According to the NCRWC, the National Judicial Commission would have the Chief Justice of India as its Chairman and two of the senior most judges of the Supreme Court, the Union Minister for Law and Justice, and an eminent person appointed by the President after consulting with the Chief Justice of India, as its Members.
Are there other opinions about the constitution of the National Judicial Commission?
In the video linked above, Mr. Chagla acknowledged the “vexed” nature of the question about what the constitution of the National Judicial Commission should be, but suggested that it should comprise the Chief Justice of India, the Chief Justice of any other court, eminent lawyers, the Leader of the House, and the Leader of the Opposition. The latest missives from Mr. Sibal and the Bar Council of India argue for representation from the Union executive and the relevant Bar in the National Judicial Commission.

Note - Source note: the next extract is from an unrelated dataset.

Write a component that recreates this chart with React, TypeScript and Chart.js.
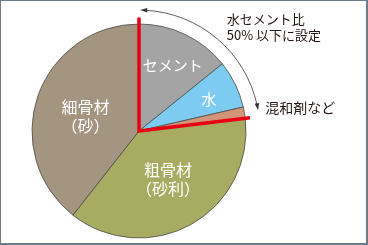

There is another opinion though, and Mr. Chagla refers to it later in the video — that the question of who will be part of the National Judicial Commission is not as important as accepting the principle of it. I think Sriram Panchu expressed it best.
“But the important thing is not the composition of the Commission. As important as it is, it is also the processes being followed. Today, I put my faith more in processes than in people.”